Anybody else excited for this? It comes out in May on XBox 360. From the makers of Max Payne, over 5 years in the making.

It really does look like a top game.

The technology behind the game looks amazing:


----------



## Dandred (Apr 30, 2010)

rikwakefield said:


> Anybody else excited for this? It comes out in May on XBox 360. From the makers of Max Payne, over 5 years in the making.
> 
> It really does look like a top game.
> 
> The technology behind the game looks amazing:




I'm sure there was a thread on this about 3 years ago.....


After the time its taken to make it better be pretty fucking good.....

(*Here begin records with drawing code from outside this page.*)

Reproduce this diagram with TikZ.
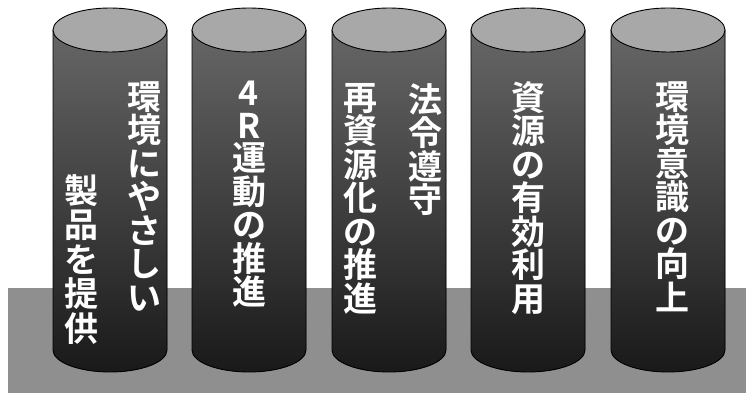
\documentclass[tikz,border=0pt]{standalone}
\usepackage{fontspec}
\newfontfamily\jp{Noto Sans CJK JP}[BoldFont={Noto Sans CJK JP Bold}]
\definecolor{slabgray}{gray}{0.56}
\definecolor{topgray}{gray}{0.66}
\definecolor{bodytop}{gray}{0.40}
\definecolor{bodymid}{gray}{0.32}
\definecolor{bodybot}{gray}{0.10}
\begin{document}
\begin{tikzpicture}[x=1pt,y=1pt,
  coltext/.style={text=white, font=\jp\bfseries\fontsize{34}{33.5}\selectfont, align=center, inner sep=0pt, anchor=north},
  bodyfill/.style={top color=bodytop, middle color=bodymid, bottom color=bodybot},
  edge/.style={draw=black, line width=0.9pt}]
\useasboundingbox (0,0) rectangle (746,396);
\fill[white] (0,0) rectangle (746,396);
% base slab
\fill[slabgray] (8,3) rectangle (746,108);
% cylinders
\foreach \cx in {110,249,389,528,668} {
  \fill[bodyfill] (\cx-57,366) -- (\cx-57,46) arc[start angle=180,end angle=360,x radius=57,y radius=22] -- (\cx+57,366) -- cycle;
  \draw[edge] (\cx-57,366) -- (\cx-57,46) arc[start angle=180,end angle=360,x radius=57,y radius=22] -- (\cx+57,366);
  \filldraw[edge, fill=topgray] (\cx,366) ellipse[x radius=57,y radius=22];
}
% texts
\node[coltext] (c1a) at (144,315) {環\\境\\に\\や\\さ\\し\\い};
\node[coltext] (c1b) at (81,222) {製\\[1pt]品\\[1pt]を\\[1pt]提\\[1pt]供};
\node[coltext] (c2) at (249,315) {4\\[-1pt]R\\[-1pt]運\\動\\の\\推\\進};
\node[coltext] (c3a) at (425,313) {法\\令\\遵\\守};
\node[coltext] (c3b) at (360,313) {再\\資\\源\\化\\の\\推\\進};
\node[coltext] (c4) at (528,315) {資\\源\\の\\有\\効\\利\\用};
\node[coltext] (c5) at (672,315) {環\\境\\意\\識\\の\\向\\上};
\end{tikzpicture}
\end{document}
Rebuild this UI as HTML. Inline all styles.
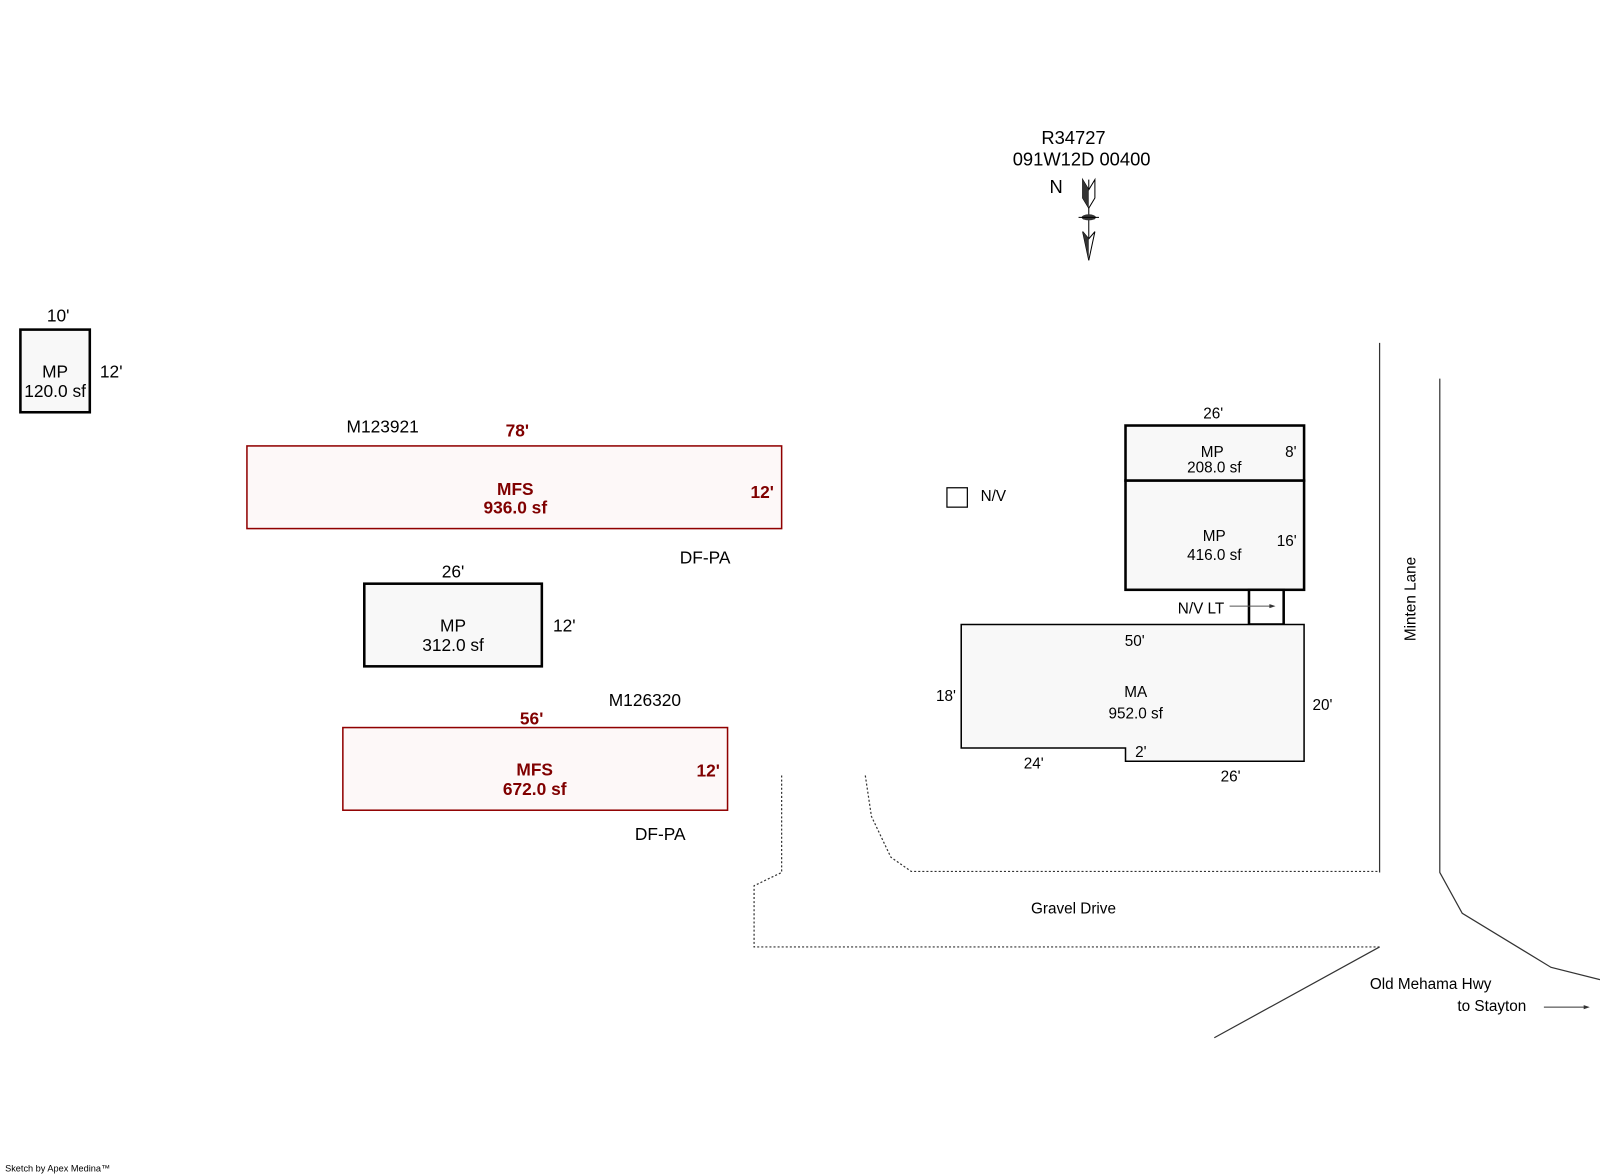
<!DOCTYPE html>
<html><head><style>
html,body{margin:0;padding:0;background:#fff;}
svg{display:block;}
text{font-family:"Liberation Sans",Arial,sans-serif;}
</style></head><body>
<svg width="1600" height="1174" viewBox="0 0 1568 1150.5" xmlns="http://www.w3.org/2000/svg">
<rect width="1568" height="1151" fill="#fff"/>
<!-- header -->
<text x="1052" y="141" font-size="18" text-anchor="middle">R34727</text>
<text x="1060" y="162" font-size="18" text-anchor="middle">091W12D 00400</text>
<text x="1035" y="189" font-size="18" text-anchor="middle">N</text>
<!-- north arrow -->
<line x1="1067" y1="176" x2="1067" y2="255" stroke="#000" stroke-width="1"/>
<polygon points="1061,176 1067,186 1073,176 1073,194 1067,204 1061,194" fill="#fff" stroke="#000"/>
<polygon points="1061,176 1067,186 1067,204 1061,194" fill="#333"/>
<ellipse cx="1067" cy="213" rx="7" ry="3" fill="#333"/>
<line x1="1057" y1="213" x2="1077" y2="213" stroke="#000"/>
<polygon points="1061,227 1067,234 1073,227 1067,255" fill="#fff" stroke="#000"/>
<polygon points="1061,227 1067,234 1067,255" fill="#333"/>
<!-- MP 120 -->
<rect x="20" y="323" width="68" height="81" fill="#f8f8f8" stroke="#000" stroke-width="2.5"/>
<text x="57" y="315" font-size="17" text-anchor="middle">10'</text>
<text x="109" y="370" font-size="17" text-anchor="middle">12'</text>
<text x="54" y="370" font-size="17" text-anchor="middle">MP</text>
<text x="54" y="389" font-size="17" text-anchor="middle">120.0 sf</text>
<!-- MFS 936 -->
<text x="375" y="424" font-size="17" text-anchor="middle">M123921</text>
<text x="507" y="428" font-size="17" font-weight="bold" fill="#800000" text-anchor="middle">78'</text>
<rect x="242" y="437" width="524" height="81" fill="#fdf8f8" stroke="#900000" stroke-width="1.5"/>
<text x="505" y="485" font-size="17" font-weight="bold" fill="#800000" text-anchor="middle">MFS</text>
<text x="505" y="503" font-size="17" font-weight="bold" fill="#800000" text-anchor="middle">936.0 sf</text>
<text x="747" y="488" font-size="17" font-weight="bold" fill="#800000" text-anchor="middle">12'</text>
<text x="691" y="552" font-size="17" text-anchor="middle">DF-PA</text>
<!-- MP 312 -->
<text x="444" y="566" font-size="17" text-anchor="middle">26'</text>
<rect x="357" y="572" width="174" height="81" fill="#f8f8f8" stroke="#000" stroke-width="2.5"/>
<text x="444" y="619" font-size="17" text-anchor="middle">MP</text>
<text x="444" y="638" font-size="17" text-anchor="middle">312.0 sf</text>
<text x="553" y="619" font-size="17" text-anchor="middle">12'</text>
<!-- MFS 672 -->
<text x="632" y="692" font-size="17" text-anchor="middle">M126320</text>
<text x="521" y="710" font-size="17" font-weight="bold" fill="#800000" text-anchor="middle">56'</text>
<rect x="336" y="713" width="377" height="81" fill="#fdf8f8" stroke="#900000" stroke-width="1.5"/>
<text x="524" y="760" font-size="17" font-weight="bold" fill="#800000" text-anchor="middle">MFS</text>
<text x="524" y="779" font-size="17" font-weight="bold" fill="#800000" text-anchor="middle">672.0 sf</text>
<text x="694" y="761" font-size="17" font-weight="bold" fill="#800000" text-anchor="middle">12'</text>
<text x="647" y="823" font-size="17" text-anchor="middle">DF-PA</text>
<!-- N/V -->
<rect x="928" y="478" width="20" height="19" fill="#fff" stroke="#000" stroke-width="1.2"/>
<text x="961" y="491" font-size="15">N/V</text>
<!-- right buildings -->
<text x="1189" y="410" font-size="15" text-anchor="middle">26'</text>
<rect x="1103" y="417" width="175" height="54" fill="#f8f8f8" stroke="#000" stroke-width="2.5"/>
<text x="1188" y="448" font-size="15" text-anchor="middle">MP</text>
<text x="1190" y="463" font-size="15" text-anchor="middle">208.0 sf</text>
<text x="1265" y="448" font-size="15" text-anchor="middle">8'</text>
<rect x="1103" y="471" width="175" height="107" fill="#f8f8f8" stroke="#000" stroke-width="2.5"/>
<text x="1190" y="530" font-size="15" text-anchor="middle">MP</text>
<text x="1190" y="549" font-size="15" text-anchor="middle">416.0 sf</text>
<text x="1261" y="535" font-size="15" text-anchor="middle">16'</text>
<rect x="1224" y="578" width="34" height="34" fill="#fff" stroke="#000" stroke-width="2.5"/>
<text x="1177" y="601" font-size="15" text-anchor="middle">N/V LT</text>
<line x1="1205" y1="594" x2="1248" y2="594" stroke="#555"/>
<polygon points="1250,594 1244,592 1244,596" fill="#333"/>
<polygon points="942,612 1278,612 1278,746 1103,746 1103,733 942,733" fill="#f8f8f8" stroke="#000" stroke-width="1.5"/>
<text x="1112" y="633" font-size="15" text-anchor="middle">50'</text>
<text x="1113" y="683" font-size="15" text-anchor="middle">MA</text>
<text x="1113" y="704" font-size="15" text-anchor="middle">952.0 sf</text>
<text x="927" y="687" font-size="15" text-anchor="middle">18'</text>
<text x="1296" y="696" font-size="15" text-anchor="middle">20'</text>
<text x="1013" y="753" font-size="15" text-anchor="middle">24'</text>
<text x="1118" y="742" font-size="15" text-anchor="middle">2'</text>
<text x="1206" y="766" font-size="15" text-anchor="middle">26'</text>
<!-- roads -->
<line x1="1352" y1="336" x2="1352" y2="855" stroke="#333" stroke-width="1.2"/>
<polyline points="1411,371 1411,855 1433,895 1520,948 1568,960" fill="none" stroke="#333" stroke-width="1.2"/>
<line x1="1352" y1="928" x2="1190" y2="1017" stroke="#333" stroke-width="1.2"/>
<text x="1387" y="587" font-size="15" text-anchor="middle" transform="rotate(-90 1387 587)">Minten Lane</text>
<g fill="none" stroke="#333" stroke-width="1.2" stroke-dasharray="2,2">
<polyline points="848,760 854,800 873,840 893,854 1352,854"/>
<polyline points="766,760 766,855 739,868 739,928 1352,928"/>
</g>
<text x="1052" y="895" font-size="15" text-anchor="middle">Gravel Drive</text>
<text x="1402" y="969" font-size="15" text-anchor="middle">Old Mehama Hwy</text>
<text x="1462" y="991" font-size="15" text-anchor="middle">to Stayton</text>
<line x1="1513" y1="987" x2="1556" y2="987" stroke="#333"/>
<polygon points="1558,987 1552,985 1552,989" fill="#333"/>
<text x="5" y="1148" font-size="9">Sketch by Apex Medina™</text>
</svg>
</body></html>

Edit, that trailer looks pretty much like the same one 3 years ago too.... That was when they were showing of the new duo core chips.......


----------



## rikwakefield (Apr 30, 2010)

Dandred said:


> I'm sure there was a thread on this about 3 years ago.....
> 
> 
> After the time its taken to make it better be pretty fucking good.....
> ...



Well it's out in a matter of weeks. Hopefully the wait is worth it.


----------



## Dandred (Apr 30, 2010)

rikwakefield said:


> Well it's out in a matter of weeks. Hopefully the wait is worth it.



I'll be surprised if it is.


----------



## bmd (May 5, 2010)

Dandred said:


> I'll be surprised if it is.



Eurogamer review:



> Games such as BioShock have shown how compelling and original storylines can be told in innovative ways. The likes of Uncharted 2 have offered up not just lush visuals but diverse locations and varied gameplay. With Heavy Rain, Quantic Dream broke the rules of game narrative and forced the player not only to think before pulling the trigger, but to feel.
> 
> By comparison, Alan Wake is tired and derivative. Everything about it feels dated, from the linear level design to the red-green switch nonsense to the visual stylings (surely not even J Allard has attempted the hoodie-with-jacket combo since 2005). There are plenty of fancy cut-scenes, dramatic voiceovers and cinematic camera angles, but even when Alan Wake does a good job of pretending to be a film you just feel like you're watching a really bad film. That's particularly true when it comes to the ending - without spoiling anything, let's just say you're left thinking, "You mean I kick-started all those generators for that?"



Pity really as I had high hopes for this but yeah, when it's taken this long then it's almost bound to be shite.


----------



## cypher79 (May 6, 2010)

its leaked on the download sites, im downloading now.....


----------



## Stigmata (May 6, 2010)

> (surely not even J Allard has attempted the hoodie-with-jacket combo since 2005)





I lost interest in this game when they cancelled the PC release and gave some flimsy excuse.


----------



## WWWeed (May 6, 2010)

its pretty 

only had a quick play mind!


----------



## The Groke (May 9, 2010)

I'm quite enjoying it.

Think it is definitely a rental (or dl  ) rather than a purchase though.


----------



## treelover (Jun 19, 2011)

thinking of getting this, now i have a console and don't like FPS on said consoles so am limited in choice, what is against it...


----------



## treelover (Jun 19, 2011)

'its pretty'

big part in my puchasing decisions, who wants crap graphics..


----------